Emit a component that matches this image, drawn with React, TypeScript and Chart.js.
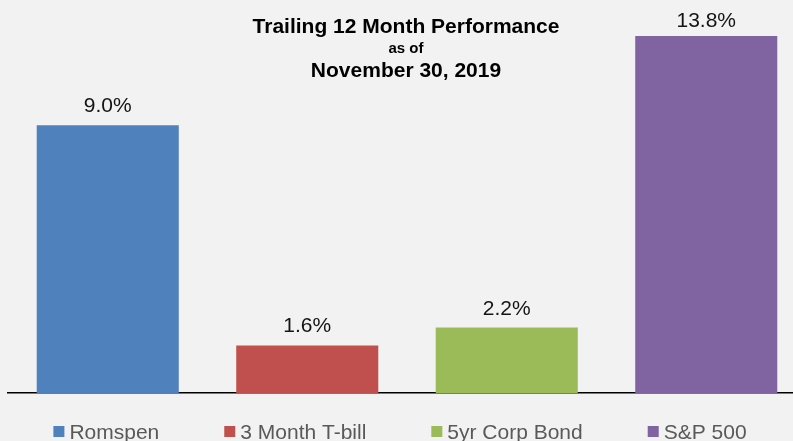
import React, { useEffect, useRef } from "react";
import { Chart, registerables } from "chart.js";

Chart.register(...registerables);

const categories = ["Romspen", "3 Month T-bill", "5yr Corp Bond", "S&P 500"];
const values = [9.0, 1.6, 2.2, 13.8];
const valueLabels = ["9.0%", "1.6%", "2.2%", "13.8%"];
const barColors = ["#4f81bd", "#c0504d", "#9bbb59", "#8064a2"];
const titleLines = ["Trailing 12 Month Performance", "as of", "November 30, 2019"];
const yMin = 0;
const yMax = 12;

const FONT = "'Liberation Sans', Arial, Helvetica, sans-serif";

const overlayPlugin = {
  id: "overlay",
  afterDatasetsDraw(chart: any) {
    const ctx = chart.ctx;
    const area = chart.chartArea;
    const meta = chart.getDatasetMeta(0);
    ctx.save();
    // value labels
    ctx.font = `21px ${FONT}`;
    ctx.fillStyle = "#141414";
    ctx.textAlign = "center";
    ctx.textBaseline = "alphabetic";
    meta.data.forEach((bar: any, i: number) => {
      const clipped = bar.y < area.top;
      const top = Math.max(bar.y, area.top);
      const off = clipped ? 9 : 13;
      ctx.fillText(valueLabels[i], bar.x, top - off);
    });
    // title
    const cx = (area.left + area.right) / 2 - 1;
    ctx.fillStyle = "#000";
    ctx.font = `bold 21px ${FONT}`;
    ctx.fillText(titleLines[0], cx, 33);
    ctx.font = `bold 15px ${FONT}`;
    ctx.fillText(titleLines[1], cx, 53);
    ctx.font = `bold 21px ${FONT}`;
    ctx.fillText(titleLines[2], cx, 77);
    // legend
    ctx.font = `21px ${FONT}`;
    const box = 11;
    const gapBT = 5;
    const gapItems = 65;
    const widths = categories.map((c) => ctx.measureText(c).width);
    const total =
      widths.reduce((a, w) => a + box + gapBT + w, 0) + gapItems * (categories.length - 1);
    let x = 400 - total / 2;
    ctx.textAlign = "left";
    categories.forEach((c, i) => {
      ctx.fillStyle = barColors[i];
      ctx.fillRect(x, 426, box, box);
      ctx.fillStyle = "#595959";
      ctx.fillText(c, x + box + gapBT, 439);
      x += box + gapBT + widths[i] + gapItems;
    });
    ctx.restore();
  },
};

export default function App() {
  const ref = useRef<HTMLCanvasElement | null>(null);

  useEffect(() => {
    document.body.style.margin = "0";
    document.body.style.background = "#f2f2f2";
    const canvas = ref.current;
    if (!canvas) return;
    const chart = new Chart(canvas, {
      type: "bar",
      data: {
        labels: categories,
        datasets: [
          {
            data: values,
            backgroundColor: barColors,
            borderWidth: 0,
            categoryPercentage: 1,
            barPercentage: 0.712,
          },
        ],
      },
      options: {
        responsive: false,
        animation: false,
        devicePixelRatio: 1,
        layout: { padding: { left: 8, right: 0, top: 36, bottom: 48 } },
        plugins: {
          legend: { display: false },
          title: { display: false },
          tooltip: { enabled: false },
        },
        scales: {
          x: {
            grid: { display: false, drawTicks: false },
            ticks: { display: false },
            border: { display: true, color: "#000", width: 1.5 },
          },
          y: {
            display: false,
            min: yMin,
            max: yMax,
          },
        },
      },
      plugins: [overlayPlugin],
    });
    return () => chart.destroy();
  }, []);

  return (
    <div
      style={{
        width: 793,
        height: 441,
        overflow: "hidden",
        background: "#f2f2f2",
        position: "relative",
      }}
    >
      <canvas ref={ref} width={806} height={441} style={{ display: "block" }} />
    </div>
  );
}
::::::::::
§ **Exercise details**: Return the listing above in full and without alteration, excluding its pictures.

§ **Task solution**:
Emit a component that matches this image, drawn with React, TypeScript and Chart.js.
import React, { useEffect, useRef } from "react";
import { Chart, registerables } from "chart.js";

Chart.register(...registerables);

const categories = ["Romspen", "3 Month T-bill", "5yr Corp Bond", "S&P 500"];
const values = [9.0, 1.6, 2.2, 13.8];
const valueLabels = ["9.0%", "1.6%", "2.2%", "13.8%"];
const barColors = ["#4f81bd", "#c0504d", "#9bbb59", "#8064a2"];
const titleLines = ["Trailing 12 Month Performance", "as of", "November 30, 2019"];
const yMin = 0;
const yMax = 12;

const FONT = "'Liberation Sans', Arial, Helvetica, sans-serif";

const overlayPlugin = {
  id: "overlay",
  afterDatasetsDraw(chart: any) {
    const ctx = chart.ctx;
    const area = chart.chartArea;
    const meta = chart.getDatasetMeta(0);
    ctx.save();
    // value labels
    ctx.font = `21px ${FONT}`;
    ctx.fillStyle = "#141414";
    ctx.textAlign = "center";
    ctx.textBaseline = "alphabetic";
    meta.data.forEach((bar: any, i: number) => {
      const clipped = bar.y < area.top;
      const top = Math.max(bar.y, area.top);
      const off = clipped ? 9 : 13;
      ctx.fillText(valueLabels[i], bar.x, top - off);
    });
    // title
    const cx = (area.left + area.right) / 2 - 1;
    ctx.fillStyle = "#000";
    ctx.font = `bold 21px ${FONT}`;
    ctx.fillText(titleLines[0], cx, 33);
    ctx.font = `bold 15px ${FONT}`;
    ctx.fillText(titleLines[1], cx, 53);
    ctx.font = `bold 21px ${FONT}`;
    ctx.fillText(titleLines[2], cx, 77);
    // legend
    ctx.font = `21px ${FONT}`;
    const box = 11;
    const gapBT = 5;
    const gapItems = 65;
    const widths = categories.map((c) => ctx.measureText(c).width);
    const total =
      widths.reduce((a, w) => a + box + gapBT + w, 0) + gapItems * (categories.length - 1);
    let x = 400 - total / 2;
    ctx.textAlign = "left";
    categories.forEach((c, i) => {
      ctx.fillStyle = barColors[i];
      ctx.fillRect(x, 426, box, box);
      ctx.fillStyle = "#595959";
      ctx.fillText(c, x + box + gapBT, 439);
      x += box + gapBT + widths[i] + gapItems;
    });
    ctx.restore();
  },
};

export default function App() {
  const ref = useRef<HTMLCanvasElement | null>(null);

  useEffect(() => {
    document.body.style.margin = "0";
    document.body.style.background = "#f2f2f2";
    const canvas = ref.current;
    if (!canvas) return;
    const chart = new Chart(canvas, {
      type: "bar",
      data: {
        labels: categories,
        datasets: [
          {
            data: values,
            backgroundColor: barColors,
            borderWidth: 0,
            categoryPercentage: 1,
            barPercentage: 0.712,
          },
        ],
      },
      options: {
        responsive: false,
        animation: false,
        devicePixelRatio: 1,
        layout: { padding: { left: 8, right: 0, top: 36, bottom: 48 } },
        plugins: {
          legend: { display: false },
          title: { display: false },
          tooltip: { enabled: false },
        },
        scales: {
          x: {
            grid: { display: false, drawTicks: false },
            ticks: { display: false },
            border: { display: true, color: "#000", width: 1.5 },
          },
          y: {
            display: false,
            min: yMin,
            max: yMax,
          },
        },
      },
      plugins: [overlayPlugin],
    });
    return () => chart.destroy();
  }, []);

  return (
    <div
      style={{
        width: 793,
        height: 441,
        overflow: "hidden",
        background: "#f2f2f2",
        position: "relative",
      }}
    >
      <canvas ref={ref} width={806} height={441} style={{ display: "block" }} />
    </div>
  );
}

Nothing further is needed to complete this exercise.